> **TASK OBJECTIVE**
Transcribe the material word for word, but without the images.

> **RECORDED DATA**
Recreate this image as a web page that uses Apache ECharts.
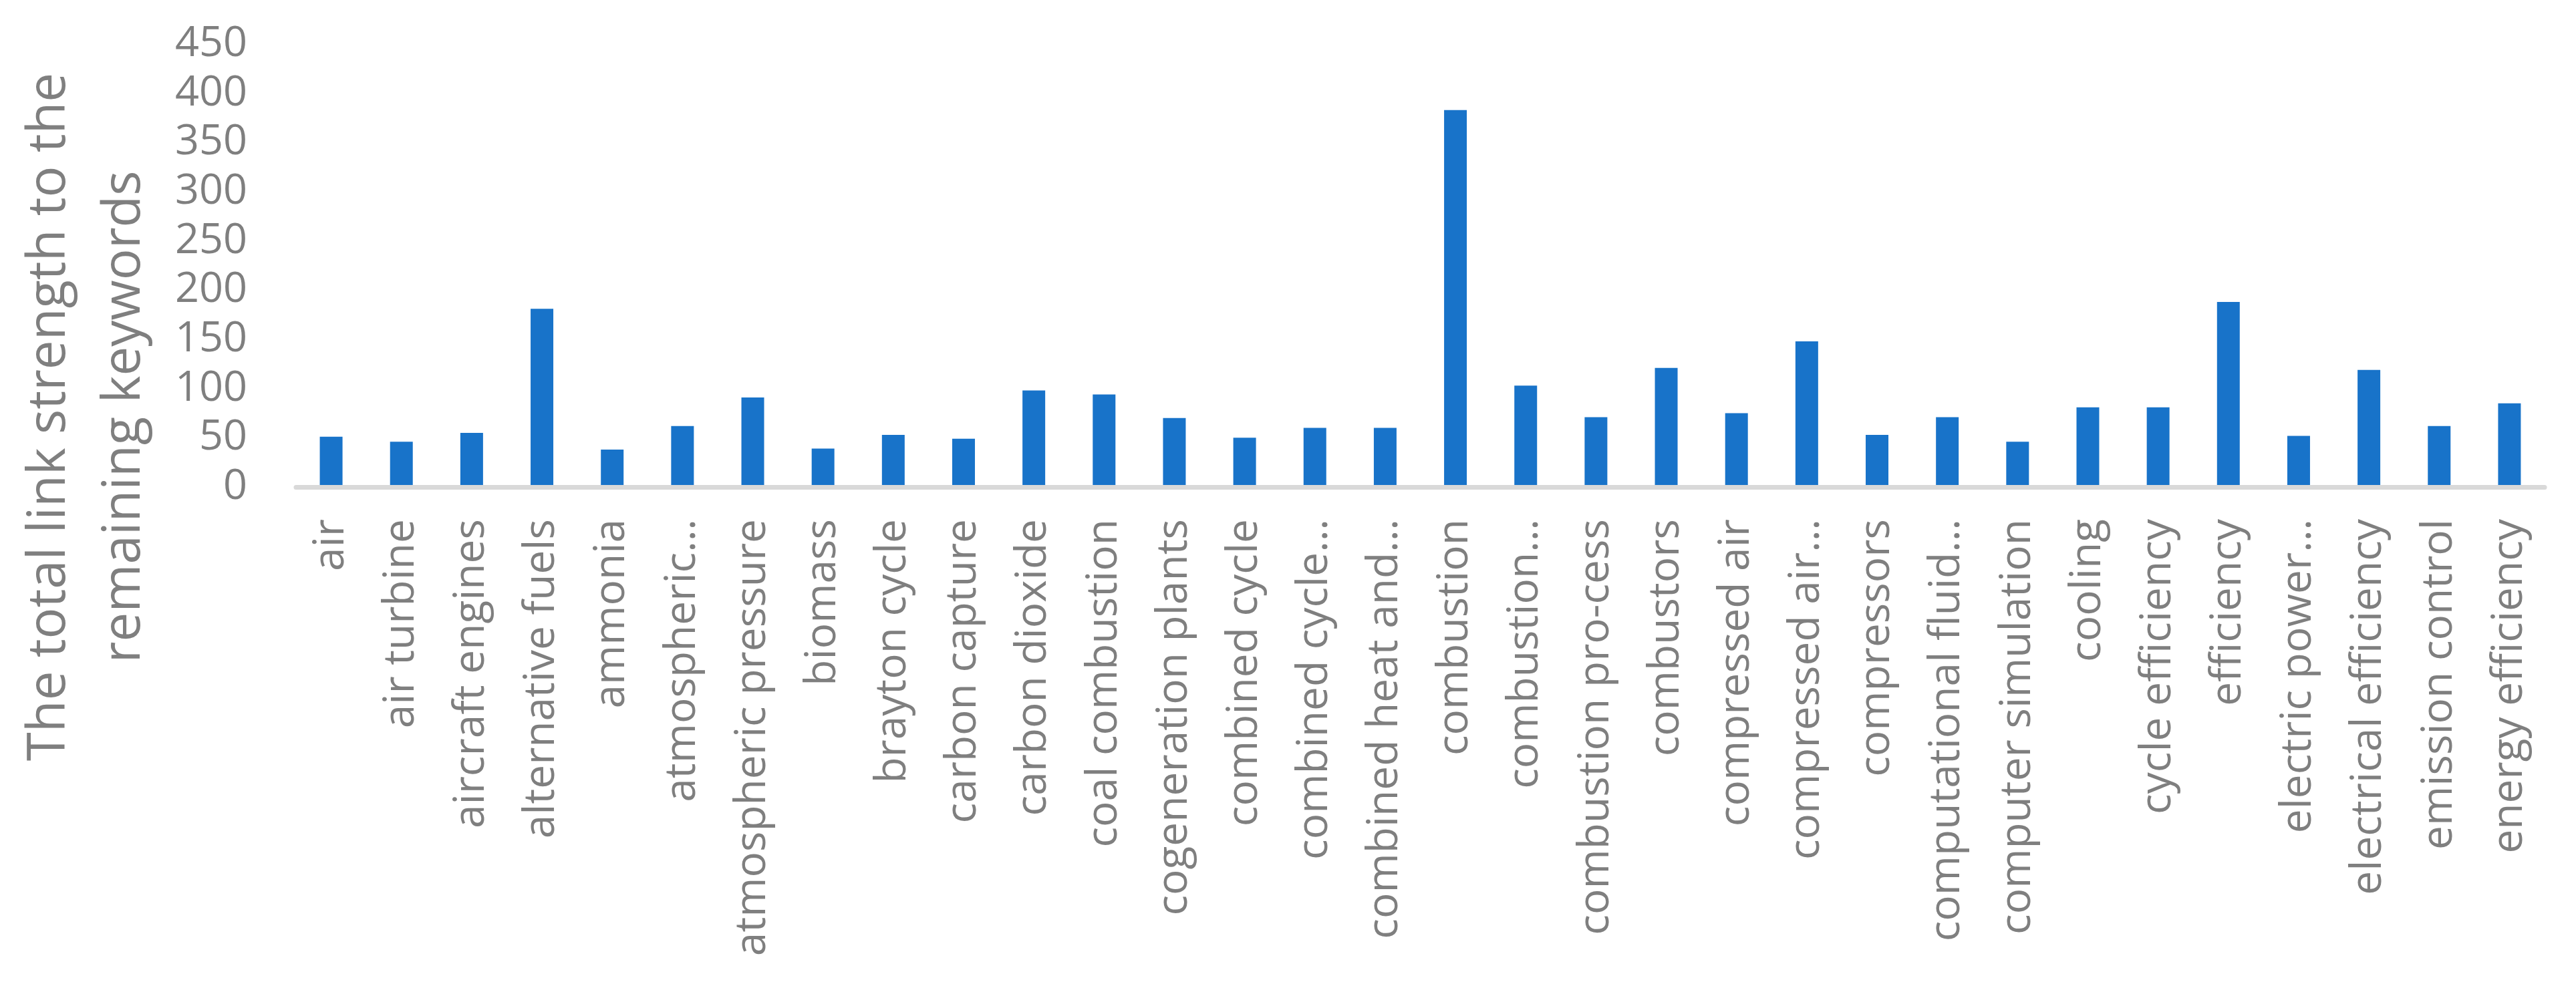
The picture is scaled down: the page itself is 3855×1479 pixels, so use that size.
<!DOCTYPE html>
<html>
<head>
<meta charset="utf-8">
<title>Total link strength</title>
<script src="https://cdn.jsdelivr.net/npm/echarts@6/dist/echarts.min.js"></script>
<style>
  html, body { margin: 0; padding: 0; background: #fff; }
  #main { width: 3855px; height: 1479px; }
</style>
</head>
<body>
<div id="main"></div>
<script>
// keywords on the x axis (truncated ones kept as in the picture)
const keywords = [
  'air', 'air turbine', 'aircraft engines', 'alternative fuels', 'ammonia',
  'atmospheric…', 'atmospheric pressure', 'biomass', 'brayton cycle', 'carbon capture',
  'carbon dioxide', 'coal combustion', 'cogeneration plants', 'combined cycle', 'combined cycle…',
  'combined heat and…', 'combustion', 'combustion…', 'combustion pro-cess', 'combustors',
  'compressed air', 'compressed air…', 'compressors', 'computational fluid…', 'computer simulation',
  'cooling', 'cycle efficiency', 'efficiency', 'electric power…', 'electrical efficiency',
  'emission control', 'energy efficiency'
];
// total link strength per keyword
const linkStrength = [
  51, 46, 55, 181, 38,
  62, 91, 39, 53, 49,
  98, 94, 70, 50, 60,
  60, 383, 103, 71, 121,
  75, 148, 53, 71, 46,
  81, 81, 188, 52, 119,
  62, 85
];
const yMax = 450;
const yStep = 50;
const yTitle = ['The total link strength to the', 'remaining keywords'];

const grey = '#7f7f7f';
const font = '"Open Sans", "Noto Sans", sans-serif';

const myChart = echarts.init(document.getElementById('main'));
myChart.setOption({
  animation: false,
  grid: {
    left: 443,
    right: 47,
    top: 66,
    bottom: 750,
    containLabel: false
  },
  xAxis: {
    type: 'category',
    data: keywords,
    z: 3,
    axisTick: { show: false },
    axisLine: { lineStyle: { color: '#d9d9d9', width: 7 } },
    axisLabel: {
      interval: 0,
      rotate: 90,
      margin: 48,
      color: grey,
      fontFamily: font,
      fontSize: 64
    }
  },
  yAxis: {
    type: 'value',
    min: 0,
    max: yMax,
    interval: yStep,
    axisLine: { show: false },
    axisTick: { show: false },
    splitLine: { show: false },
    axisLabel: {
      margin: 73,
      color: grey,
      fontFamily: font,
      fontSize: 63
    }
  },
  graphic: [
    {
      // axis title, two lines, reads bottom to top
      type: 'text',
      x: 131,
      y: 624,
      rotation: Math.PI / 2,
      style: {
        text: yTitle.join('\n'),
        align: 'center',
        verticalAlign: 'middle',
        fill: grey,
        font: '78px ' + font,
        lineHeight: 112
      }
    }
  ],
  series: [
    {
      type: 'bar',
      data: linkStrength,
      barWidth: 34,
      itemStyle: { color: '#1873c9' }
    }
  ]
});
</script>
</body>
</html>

> **FINAL RESULT**
Recreate this image as a web page that uses Apache ECharts.
The picture is scaled down: the page itself is 3855×1479 pixels, so use that size.
<!DOCTYPE html>
<html>
<head>
<meta charset="utf-8">
<title>Total link strength</title>
<script src="https://cdn.jsdelivr.net/npm/echarts@6/dist/echarts.min.js"></script>
<style>
  html, body { margin: 0; padding: 0; background: #fff; }
  #main { width: 3855px; height: 1479px; }
</style>
</head>
<body>
<div id="main"></div>
<script>
// keywords on the x axis (truncated ones kept as in the picture)
const keywords = [
  'air', 'air turbine', 'aircraft engines', 'alternative fuels', 'ammonia',
  'atmospheric…', 'atmospheric pressure', 'biomass', 'brayton cycle', 'carbon capture',
  'carbon dioxide', 'coal combustion', 'cogeneration plants', 'combined cycle', 'combined cycle…',
  'combined heat and…', 'combustion', 'combustion…', 'combustion pro-cess', 'combustors',
  'compressed air', 'compressed air…', 'compressors', 'computational fluid…', 'computer simulation',
  'cooling', 'cycle efficiency', 'efficiency', 'electric power…', 'electrical efficiency',
  'emission control', 'energy efficiency'
];
// total link strength per keyword
const linkStrength = [
  51, 46, 55, 181, 38,
  62, 91, 39, 53, 49,
  98, 94, 70, 50, 60,
  60, 383, 103, 71, 121,
  75, 148, 53, 71, 46,
  81, 81, 188, 52, 119,
  62, 85
];
const yMax = 450;
const yStep = 50;
const yTitle = ['The total link strength to the', 'remaining keywords'];

const grey = '#7f7f7f';
const font = '"Open Sans", "Noto Sans", sans-serif';

const myChart = echarts.init(document.getElementById('main'));
myChart.setOption({
  animation: false,
  grid: {
    left: 443,
    right: 47,
    top: 66,
    bottom: 750,
    containLabel: false
  },
  xAxis: {
    type: 'category',
    data: keywords,
    z: 3,
    axisTick: { show: false },
    axisLine: { lineStyle: { color: '#d9d9d9', width: 7 } },
    axisLabel: {
      interval: 0,
      rotate: 90,
      margin: 48,
      color: grey,
      fontFamily: font,
      fontSize: 64
    }
  },
  yAxis: {
    type: 'value',
    min: 0,
    max: yMax,
    interval: yStep,
    axisLine: { show: false },
    axisTick: { show: false },
    splitLine: { show: false },
    axisLabel: {
      margin: 73,
      color: grey,
      fontFamily: font,
      fontSize: 63
    }
  },
  graphic: [
    {
      // axis title, two lines, reads bottom to top
      type: 'text',
      x: 131,
      y: 624,
      rotation: Math.PI / 2,
      style: {
        text: yTitle.join('\n'),
        align: 'center',
        verticalAlign: 'middle',
        fill: grey,
        font: '78px ' + font,
        lineHeight: 112
      }
    }
  ],
  series: [
    {
      type: 'bar',
      data: linkStrength,
      barWidth: 34,
      itemStyle: { color: '#1873c9' }
    }
  ]
});
</script>
</body>
</html>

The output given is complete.